Construction Spending Stalled for Second Month
Construction spending continued to have a hard time getting out of the 2018 starting blocks in February. Overall spending from both the public and private sectors did manage a tiny increase after achieving no change from December to January, but most specific categories of spending were down for the month.
The Census Bureau said spending in February was at a seasonally adjusted annual rate of $1.273 trillion, an 0.1 percent increase from $1.273 trillion in January. The January number was a small upward revision from the original $1.263 trillion estimate. The months spending was up 3.5 percent when compared to February 2017.
On a non-adjusted basis, spending in February was estimated at $88.280 billion compared to $88.023 billion the previous month. Year to date spending in 2018 is running 4.4 percent ahead of the first two months of 2017.
February spending in the private sector was at a seasonally adjusted annual rate of $982.0 billion, up 0.7 percent from $974.8 billion in January, a revision from $962.733 billion, and deepening the 0.5 percent January downturn. Spending in February was 3.4 percent higher than in February 2017.
Residential construction rose 0.1 percent for the month to an annual rate of $55.400 billion which is a 5.5 percent year-over-year gain. New single-family construction was estimated at an annual rate of $281,800, 0.9 percent higher than the January estimate of $279,222 and 9.5 percent ahead of February 2017. New multi-family construction moved up 1.2 percent to 63.843 billion pulling ahead of the same month in 2017 by 0.9 percent.

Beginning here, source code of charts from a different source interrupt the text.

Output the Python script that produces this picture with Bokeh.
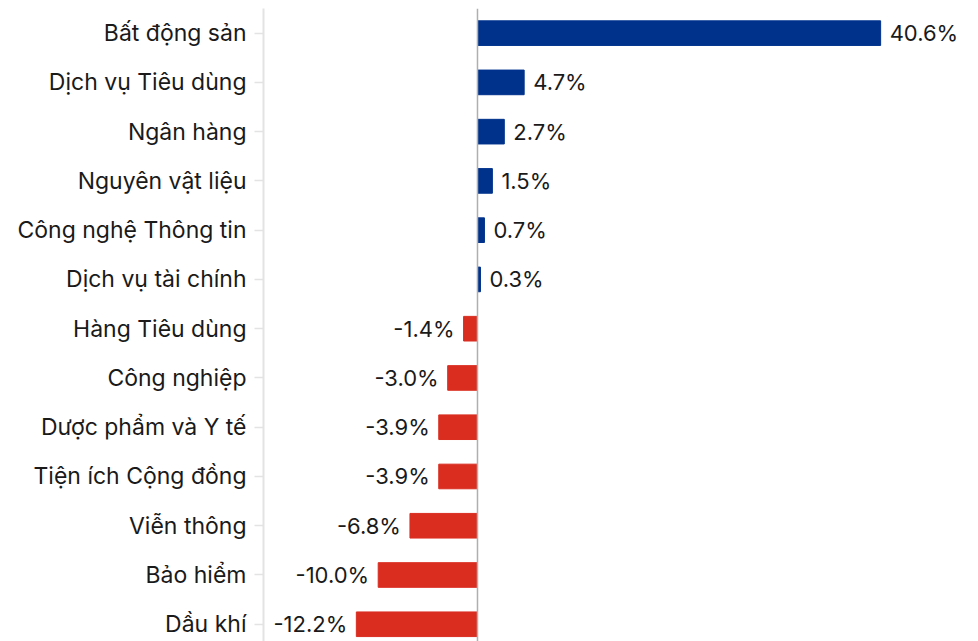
from bokeh.plotting import figure
from bokeh.models import ColumnDataSource, Range1d, FixedTicker, Span
from bokeh.embed import file_html
from bokeh.resources import INLINE
from bokeh.core.properties import value

categories = ["Bất động sản", "Dịch vụ Tiêu dùng", "Ngân hàng", "Nguyên vật liệu",
              "Công nghệ Thông tin", "Dịch vụ tài chính", "Hàng Tiêu dùng", "Công nghiệp",
              "Dược phẩm và Y tế", "Tiện ích Cộng đồng", "Viễn thông", "Bảo hiểm", "Dầu khí"]
values = [40.6, 4.7, 2.7, 1.5, 0.7, 0.3, -1.4, -3.0, -3.9, -3.9, -6.8, -10.0, -12.2]

BLUE = "#00328C"
RED = "#DA2D20"

ypos = list(range(len(categories)))
colors = [BLUE if v >= 0 else RED for v in values]
labels = [f"{v:.1f}%" for v in values]
pos_lab = [l if v >= 0 else "" for l, v in zip(labels, values)]
neg_lab = [l if v < 0 else "" for l, v in zip(labels, values)]

src = ColumnDataSource(dict(y=ypos, v=values, c=colors, pl=pos_lab, nl=neg_lab))

p = figure(width=970, height=641, output_backend="svg", toolbar_location=None,
           x_range=Range1d(-21.55, 49.65), y_range=Range1d(12.35, -0.5),
           min_border_left=263, min_border_right=0, min_border_top=8, min_border_bottom=0)
p.outline_line_color = None
p.grid.visible = False
p.xaxis.visible = False

p.hbar(y="y", left=0, right="v", height=0.5, color="c", source=src)
p.add_layout(Span(location=0, dimension="height", line_color="#AFAFAF", line_width=1.5))

p.text(x="v", y="y", text="pl", source=src, x_offset=9, text_align="left",
       text_baseline="middle", text_font=value("Inter"), text_font_size="22px",
       text_color="#1a1a1a")
p.text(x="v", y="y", text="nl", source=src, x_offset=-9, text_align="right",
       text_baseline="middle", text_font=value("Inter"), text_font_size="22px",
       text_color="#1a1a1a")

ax = p.yaxis[0]
ax.ticker = FixedTicker(ticks=ypos)
ax.major_label_overrides = {i: c for i, c in zip(ypos, categories)}
ax.minor_tick_line_color = None
ax.major_tick_out = 9
ax.major_tick_in = 0
ax.major_tick_line_color = "#E3E3E3"
ax.major_tick_line_width = 1.5
ax.axis_line_color = "#E3E3E3"
ax.axis_line_width = 2
ax.major_label_standoff = 8
ax.major_label_text_font = "Inter"
ax.major_label_text_font_size = "23px"
ax.major_label_text_color = "#1a1a1a"

open("out.html", "w").write(file_html(p, INLINE))
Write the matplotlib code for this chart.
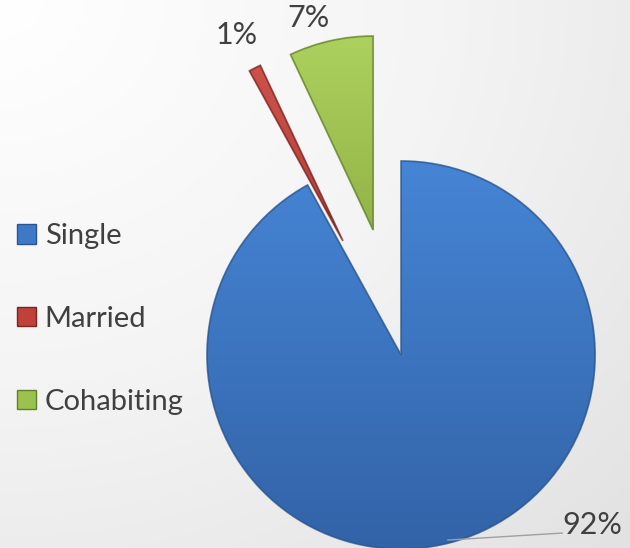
import numpy as np
import matplotlib
matplotlib.use("Agg")
import matplotlib.pyplot as plt
from matplotlib.colors import LinearSegmentedColormap
from matplotlib.patches import Patch, Wedge

plt.rcParams['font.family'] = ['Lato', 'DejaVu Sans']

# estado civil
categorias = ["Single", "Married", "Cohabiting"]
valores = [92, 1, 7]
separacion = [0.0, 0.66, 0.66]

colores = ["#3d79c7", "#c0403a", "#9bc24c"]
claros = ["#4686d6", "#d3544c", "#aed25f"]
oscuros = ["#3262a6", "#8e2a25", "#76962f"]
bordes = ["#2a5590", "#7a2420", "#62802a"]

fig = plt.figure(figsize=(6.30, 5.48), dpi=100)

# fondo gris degradado
fondo = fig.add_axes([0, 0, 1, 1])
fondo.set_axis_off()
yy, xx = np.mgrid[0:1:200j, 0:1:200j]
dist = np.sqrt(xx ** 2 + yy ** 2) / np.sqrt(2)
gris = LinearSegmentedColormap.from_list("g", ["#ffffff", "#f4f4f4", "#e2e2e2"])
fondo.imshow(dist, cmap=gris, extent=(0, 1, 0, 1), origin="upper", aspect="auto")
fondo.set_xlim(0, 1)
fondo.set_ylim(0, 1)

ax = fig.add_axes([0, 0, 1, 1])
ax.set_axis_off()
ax.patch.set_alpha(0)

cunas, _ = ax.pie(
    valores,
    explode=separacion,
    colors=colores,
    startangle=90,
    counterclock=False,
    radius=1.0,
    wedgeprops=dict(edgecolor="none"),
)

# relleno con degradado para dar volumen a cada porcion
grad = np.linspace(0, 1, 256).reshape(-1, 1)
for cuna, c1, c2, cb in zip(cunas, claros, oscuros, bordes):
    cmap = LinearSegmentedColormap.from_list("w", [c1, c2])
    x0, y0 = cuna.center
    im = ax.imshow(grad, cmap=cmap, extent=(x0 - 1.05, x0 + 1.05, y0 - 1.05, y0 + 1.05),
                   origin="upper", aspect="auto", zorder=2)
    im.set_clip_path(cuna)
    cuna.set_zorder(1)
    borde = Wedge(cuna.center, cuna.r, cuna.theta1, cuna.theta2,
                  facecolor="none", edgecolor=cb, linewidth=1.3,
                  alpha=0.75, zorder=3)
    ax.add_patch(borde)
ax.set_aspect("auto")
ax.set_xlim(-2.067, 1.180)
ax.set_ylim(-0.995, 1.830)

etiquetas = [f"{v}%" for v in valores]
texto = dict(fontsize=22, color="#404040", ha="center", va="center", zorder=5)
ax.text(-0.845, 1.649, etiquetas[1], **texto)
ax.text(-0.479, 1.737, etiquetas[2], **texto)
ax.text(0.985, -0.876, etiquetas[0], **texto)
ax.plot([0.242, 0.83], [-0.954, -0.918], color="#a0a0a0", linewidth=1.0, zorder=4)

manijas = [Patch(facecolor=c, edgecolor=b, linewidth=1.0) for c, b in zip(colores, bordes)]
fig.legend(manijas, categorias, loc="upper left", bbox_to_anchor=(0.027, 0.593),
           frameon=False, fontsize=21, labelcolor="#404040", borderpad=0, borderaxespad=0,
           handlelength=0.65, handleheight=0.65, handletextpad=0.3, labelspacing=1.95)

fig.savefig("out.png", dpi=100)
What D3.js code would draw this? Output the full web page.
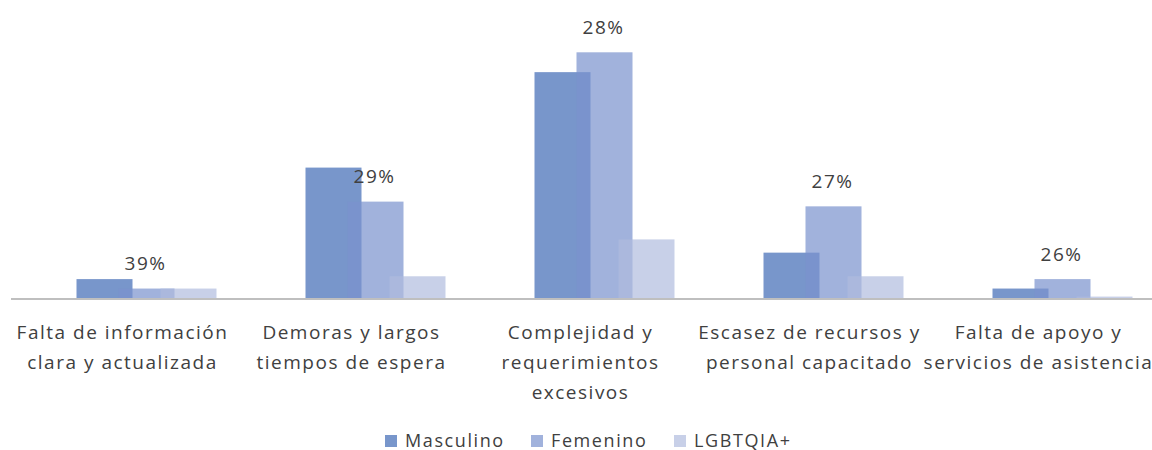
<!DOCTYPE html>
<html>
<head>
<meta charset="utf-8">
<script src="https://cdn.jsdelivr.net/npm/d3@7"></script>
<style>
  body { margin: 0; background: #fff; }
  text { font-family: "Open Sans", sans-serif; fill: #404040; }
</style>
</head>
<body>
<div id="chart"></div>
<script>
var categories = [
  "Falta de información\nclara y actualizada",
  "Demoras y largos\ntiempos de espera",
  "Complejidad y\nrequerimientos\nexcesivos",
  "Escasez de recursos y\npersonal capacitado",
  "Falta de apoyo y\nservicios de asistencia"
];
var seriesNames = ["Masculino", "Femenino", "LGBTQIA+"];
var masculino = [2.0, 13.8, 23.9, 4.8, 1.0];
var femenino = [1.0, 10.2, 26.0, 9.7, 2.0];
var lgbt = [1.0, 2.3, 6.2, 2.3, 0.15];
var pctLabels = ["39%", "29%", "28%", "27%", "26%"];

var seriesValues = [masculino, femenino, lgbt];
var colors = ["rgb(120,150,203)", "rgba(122,147,206,0.71)", "rgba(175,187,222,0.69)"];

var width = 1152, height = 450;
var baseline = 298;

var svg = d3.select("#chart")
  .append("svg")
  .attr("width", width)
  .attr("height", height);

var x = d3.scaleBand()
  .domain(d3.range(categories.length))
  .range([7, 7 + 229 * categories.length]);

// position of each series bar inside a category (overlapping bars)
var sub = d3.scaleLinear().domain([0, 2]).range([-45, 39]);
var barW = 56;

var y = d3.scaleLinear()
  .domain([0, 30])
  .range([baseline, baseline - 30 * 9.45]);

seriesValues.forEach(function(vals, s) {
  svg.append("g")
    .attr("class", "series")
    .selectAll("rect")
    .data(vals)
    .enter()
    .append("rect")
    .attr("x", function(d, i) { return x(i) + x.bandwidth() / 2 + sub(s); })
    .attr("y", function(d) { return y(d); })
    .attr("width", barW)
    .attr("height", function(d) { return y(0) - y(d); })
    .style("fill", colors[s]);
});

// axis line
svg.append("line")
  .attr("x1", 11)
  .attr("x2", width)
  .attr("y1", baseline + 1)
  .attr("y2", baseline + 1)
  .attr("stroke", "#bfbfbf")
  .attr("stroke-width", 2);

// percentage labels above the group
svg.append("g")
  .selectAll("text")
  .data(pctLabels)
  .enter()
  .append("text")
  .attr("x", function(d, i) { return x(i) + x.bandwidth() / 2 + 24; })
  .attr("y", function(d, i) { return y(femenino[i]) - 25; })
  .attr("dy", "0.35em")
  .attr("text-anchor", "middle")
  .style("font-size", "19px")
  .style("letter-spacing", "1.5px")
  .text(function(d) { return d; });

// category labels
var catLabels = svg.append("g")
  .selectAll("text")
  .data(categories)
  .enter()
  .append("text")
  .attr("text-anchor", "middle")
  .style("font-size", "19px")
  .style("letter-spacing", "1.5px");

catLabels.selectAll("tspan")
  .data(function(d, i) {
    return d.split("\n").map(function(line) { return { line: line, i: i }; });
  })
  .enter()
  .append("tspan")
  .attr("x", function(d) { return x(d.i) + x.bandwidth() / 2 + 1; })
  .attr("y", function(d, j) { return 332 + j * 30; })
  .attr("dy", "0.35em")
  .text(function(d) { return d.line; });

// legend
var legendX = [385, 531, 674];
var legend = svg.append("g")
  .attr("class", "legend")
  .selectAll("g")
  .data(seriesNames)
  .enter()
  .append("g");

legend.append("rect")
  .attr("x", function(d, i) { return legendX[i]; })
  .attr("y", 435)
  .attr("width", 12)
  .attr("height", 12)
  .style("fill", function(d, i) { return colors[i]; });

legend.append("text")
  .attr("x", function(d, i) { return legendX[i] + 20; })
  .attr("y", 441)
  .attr("dy", "0.35em")
  .style("font-size", "18px")
  .style("letter-spacing", "1.6px")
  .text(function(d) { return d; });
</script>
</body>
</html>
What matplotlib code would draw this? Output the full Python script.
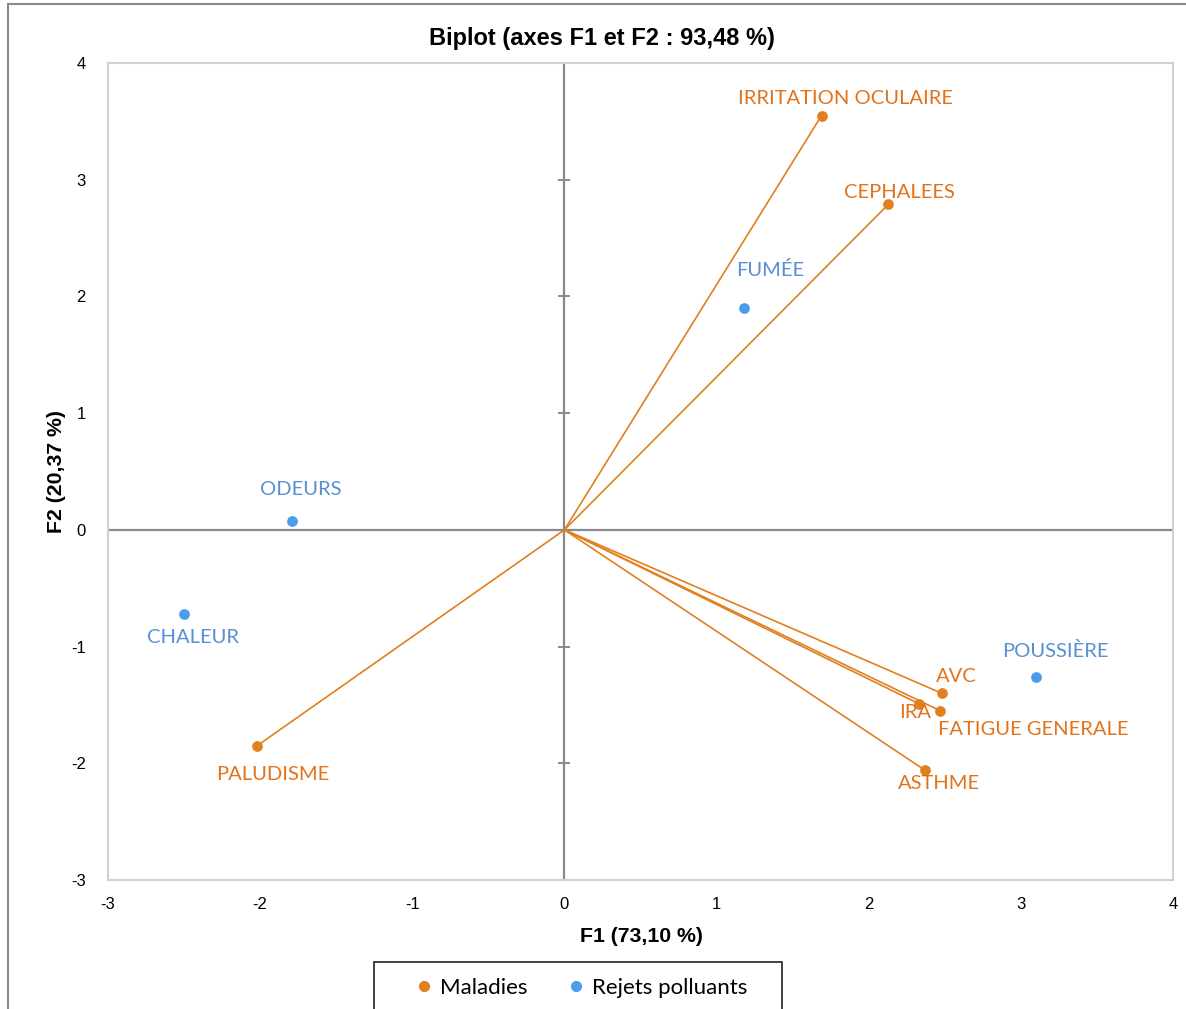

On a non-adjusted basis residential spending was estimated at $38.041 billion with $18.713 billion of the total spent on single family construction. Residential spending during the first two months of the year is up 6.8 percent from the same period in 2017 and single-family spending is up 9.5 percent. Multi-family construction spending consumed $4.901 billion in February, an 0.2 percent year-to-date gain.
Non-residential spending increased 1.5 percent month-over-month. The largest gainers were spending on commercial and on religious construction.
Public spending was the bright spot in the January spending report, but became a drag in February, declining by 2.1 percent. The total spending on an annualized basis was $291.109 billion, putting it 1.6 percent ahead of a year earlier. Spending declined in every category except for construction to provide water supplies. Non-adjusted spending however is running 7.0 percent head of the first two months of 2017 and residential spending, while declining 0.7 percent on a seasonally adjusted basis from January to $6.900 billion, is up 9.2 percent on a year-to-date basis.